--- BEGIN ---

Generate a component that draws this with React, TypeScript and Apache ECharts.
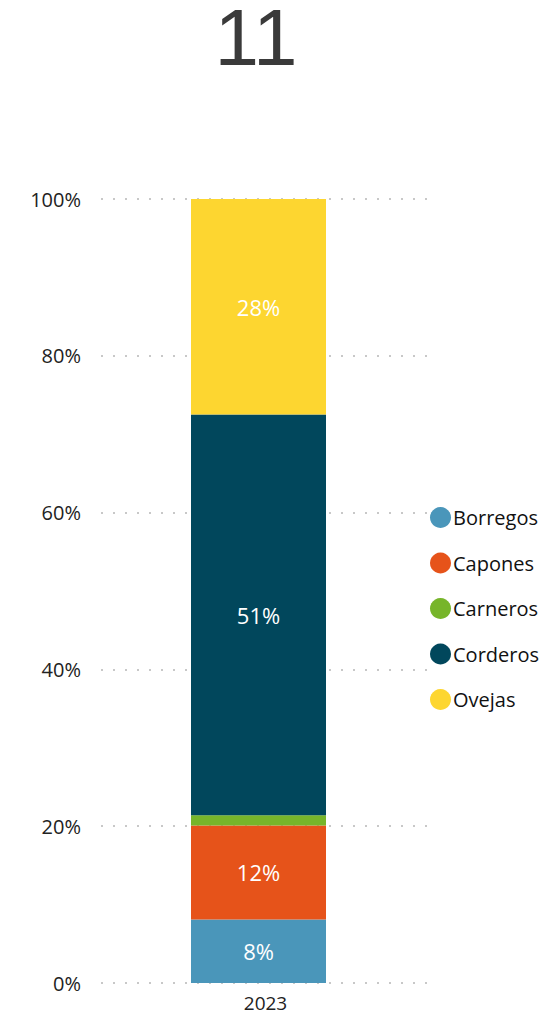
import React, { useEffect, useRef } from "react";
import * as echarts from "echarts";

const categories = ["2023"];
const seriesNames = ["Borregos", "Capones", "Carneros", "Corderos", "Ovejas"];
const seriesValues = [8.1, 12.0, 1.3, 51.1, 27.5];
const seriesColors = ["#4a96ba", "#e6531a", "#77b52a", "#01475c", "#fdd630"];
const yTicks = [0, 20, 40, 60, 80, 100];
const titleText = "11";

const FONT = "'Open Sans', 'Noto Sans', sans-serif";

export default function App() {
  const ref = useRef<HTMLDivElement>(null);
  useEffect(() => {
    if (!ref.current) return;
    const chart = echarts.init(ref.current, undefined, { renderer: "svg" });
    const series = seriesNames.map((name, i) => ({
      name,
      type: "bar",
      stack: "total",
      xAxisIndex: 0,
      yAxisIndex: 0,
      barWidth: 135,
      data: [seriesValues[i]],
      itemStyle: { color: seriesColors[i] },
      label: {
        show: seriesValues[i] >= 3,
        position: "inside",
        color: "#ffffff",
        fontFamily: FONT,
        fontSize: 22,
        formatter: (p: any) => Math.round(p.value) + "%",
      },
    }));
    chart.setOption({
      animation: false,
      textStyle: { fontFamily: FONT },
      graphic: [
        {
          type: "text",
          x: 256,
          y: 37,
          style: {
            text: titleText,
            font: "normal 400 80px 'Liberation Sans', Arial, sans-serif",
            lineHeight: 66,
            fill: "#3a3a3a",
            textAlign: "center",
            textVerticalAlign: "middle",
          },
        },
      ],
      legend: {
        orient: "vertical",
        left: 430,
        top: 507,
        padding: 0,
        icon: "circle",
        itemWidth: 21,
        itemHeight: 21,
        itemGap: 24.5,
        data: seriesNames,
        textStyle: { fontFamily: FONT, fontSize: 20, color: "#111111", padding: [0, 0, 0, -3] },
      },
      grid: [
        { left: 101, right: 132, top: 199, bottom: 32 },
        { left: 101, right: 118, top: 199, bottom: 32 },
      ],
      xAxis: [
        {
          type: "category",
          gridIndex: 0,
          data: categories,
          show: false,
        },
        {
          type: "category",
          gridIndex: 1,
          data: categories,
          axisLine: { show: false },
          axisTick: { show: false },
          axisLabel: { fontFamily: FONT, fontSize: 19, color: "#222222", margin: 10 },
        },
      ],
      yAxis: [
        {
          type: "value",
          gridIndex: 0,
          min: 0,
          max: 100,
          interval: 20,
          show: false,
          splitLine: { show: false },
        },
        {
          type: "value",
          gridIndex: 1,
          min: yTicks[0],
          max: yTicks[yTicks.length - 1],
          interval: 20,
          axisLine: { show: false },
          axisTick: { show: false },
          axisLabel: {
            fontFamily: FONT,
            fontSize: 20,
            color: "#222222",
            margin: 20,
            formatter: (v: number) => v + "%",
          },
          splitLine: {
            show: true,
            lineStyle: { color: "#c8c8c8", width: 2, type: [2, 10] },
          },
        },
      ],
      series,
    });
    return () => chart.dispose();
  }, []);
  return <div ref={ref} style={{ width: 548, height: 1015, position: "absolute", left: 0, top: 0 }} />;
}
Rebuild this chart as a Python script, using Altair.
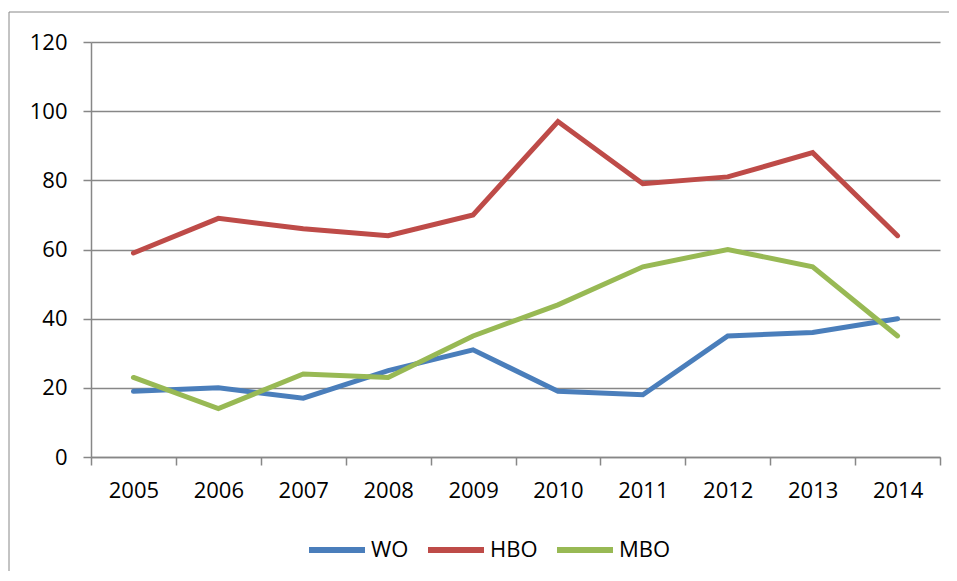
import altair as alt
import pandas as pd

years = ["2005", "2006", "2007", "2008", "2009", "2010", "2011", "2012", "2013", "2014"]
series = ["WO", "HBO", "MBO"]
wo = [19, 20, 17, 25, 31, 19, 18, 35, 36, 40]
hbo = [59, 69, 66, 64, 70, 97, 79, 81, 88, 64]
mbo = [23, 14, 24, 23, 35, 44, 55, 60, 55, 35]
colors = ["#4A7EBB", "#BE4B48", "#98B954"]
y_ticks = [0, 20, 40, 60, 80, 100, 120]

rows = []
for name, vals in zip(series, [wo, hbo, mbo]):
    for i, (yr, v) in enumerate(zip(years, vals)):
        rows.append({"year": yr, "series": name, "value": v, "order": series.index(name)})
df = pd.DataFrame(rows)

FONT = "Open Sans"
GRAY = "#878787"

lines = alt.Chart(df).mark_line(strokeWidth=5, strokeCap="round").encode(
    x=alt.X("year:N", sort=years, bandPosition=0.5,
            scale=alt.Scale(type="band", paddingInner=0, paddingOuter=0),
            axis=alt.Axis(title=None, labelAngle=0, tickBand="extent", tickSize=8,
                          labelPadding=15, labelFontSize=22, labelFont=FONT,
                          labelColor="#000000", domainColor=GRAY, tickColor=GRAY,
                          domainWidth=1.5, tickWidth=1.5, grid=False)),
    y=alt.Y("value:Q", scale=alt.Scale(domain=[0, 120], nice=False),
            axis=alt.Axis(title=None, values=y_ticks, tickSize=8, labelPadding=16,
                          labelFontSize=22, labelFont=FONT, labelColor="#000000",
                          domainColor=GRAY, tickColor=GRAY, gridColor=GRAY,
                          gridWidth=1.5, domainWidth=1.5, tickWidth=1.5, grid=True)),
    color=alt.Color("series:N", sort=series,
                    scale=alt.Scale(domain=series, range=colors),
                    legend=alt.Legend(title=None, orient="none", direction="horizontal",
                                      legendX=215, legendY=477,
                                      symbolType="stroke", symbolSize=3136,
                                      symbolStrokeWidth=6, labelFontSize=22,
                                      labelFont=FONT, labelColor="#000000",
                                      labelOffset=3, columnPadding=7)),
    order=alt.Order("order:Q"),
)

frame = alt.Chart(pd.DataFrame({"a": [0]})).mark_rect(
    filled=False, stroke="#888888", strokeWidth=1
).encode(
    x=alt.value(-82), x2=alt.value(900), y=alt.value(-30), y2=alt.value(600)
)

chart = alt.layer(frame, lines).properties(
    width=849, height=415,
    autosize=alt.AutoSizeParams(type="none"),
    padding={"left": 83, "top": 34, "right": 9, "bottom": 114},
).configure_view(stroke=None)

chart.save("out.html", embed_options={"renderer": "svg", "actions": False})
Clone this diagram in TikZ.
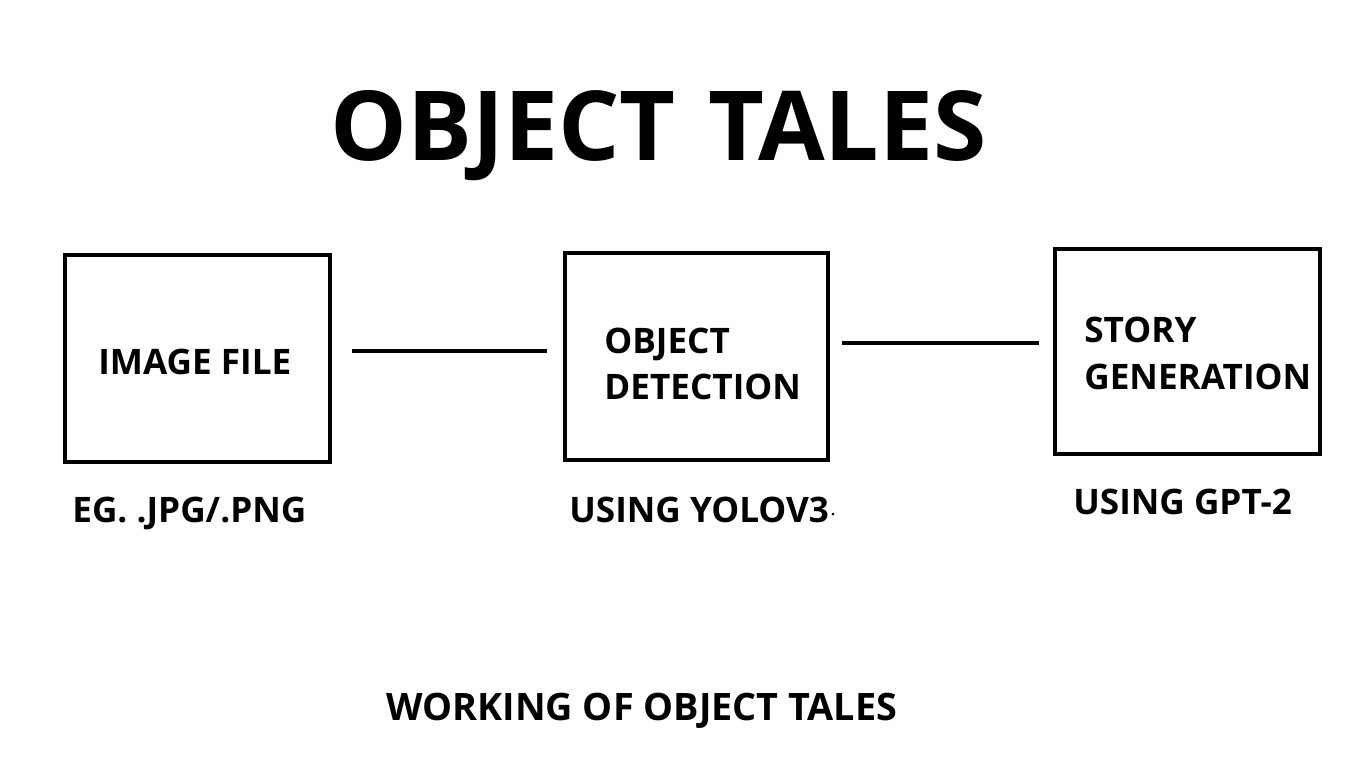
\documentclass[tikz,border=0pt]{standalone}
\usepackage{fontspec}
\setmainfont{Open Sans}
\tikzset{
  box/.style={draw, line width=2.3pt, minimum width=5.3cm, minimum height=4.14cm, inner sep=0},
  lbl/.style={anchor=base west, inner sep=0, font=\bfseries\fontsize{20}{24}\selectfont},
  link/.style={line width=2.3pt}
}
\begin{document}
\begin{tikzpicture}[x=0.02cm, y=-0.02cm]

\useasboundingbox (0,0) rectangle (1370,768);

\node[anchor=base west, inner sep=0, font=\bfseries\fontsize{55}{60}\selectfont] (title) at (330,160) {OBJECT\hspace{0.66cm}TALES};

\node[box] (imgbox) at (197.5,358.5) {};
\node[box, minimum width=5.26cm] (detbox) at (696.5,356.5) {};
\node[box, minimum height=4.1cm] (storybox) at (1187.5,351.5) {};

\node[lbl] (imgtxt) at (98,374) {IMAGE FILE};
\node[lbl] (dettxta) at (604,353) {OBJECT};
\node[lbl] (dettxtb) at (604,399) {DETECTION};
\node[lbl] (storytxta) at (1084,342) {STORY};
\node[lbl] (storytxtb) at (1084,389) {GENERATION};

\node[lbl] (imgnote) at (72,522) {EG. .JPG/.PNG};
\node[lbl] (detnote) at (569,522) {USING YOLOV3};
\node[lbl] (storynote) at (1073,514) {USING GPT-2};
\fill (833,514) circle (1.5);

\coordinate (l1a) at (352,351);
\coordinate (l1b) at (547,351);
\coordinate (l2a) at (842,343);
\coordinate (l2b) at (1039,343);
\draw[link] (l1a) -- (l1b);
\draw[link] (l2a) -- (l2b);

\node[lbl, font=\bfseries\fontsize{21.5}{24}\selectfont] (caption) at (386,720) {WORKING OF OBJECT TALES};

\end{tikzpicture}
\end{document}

--- END ---

> **The problem**:
Do not include pictures. Give again exactly the lines starting at the one with "Rebuild this chart" and ending at the one with "import pandas as pd", both included.

> **Finished exercise**:
Rebuild this chart as a Python script, using Altair.
import altair as alt
import pandas as pd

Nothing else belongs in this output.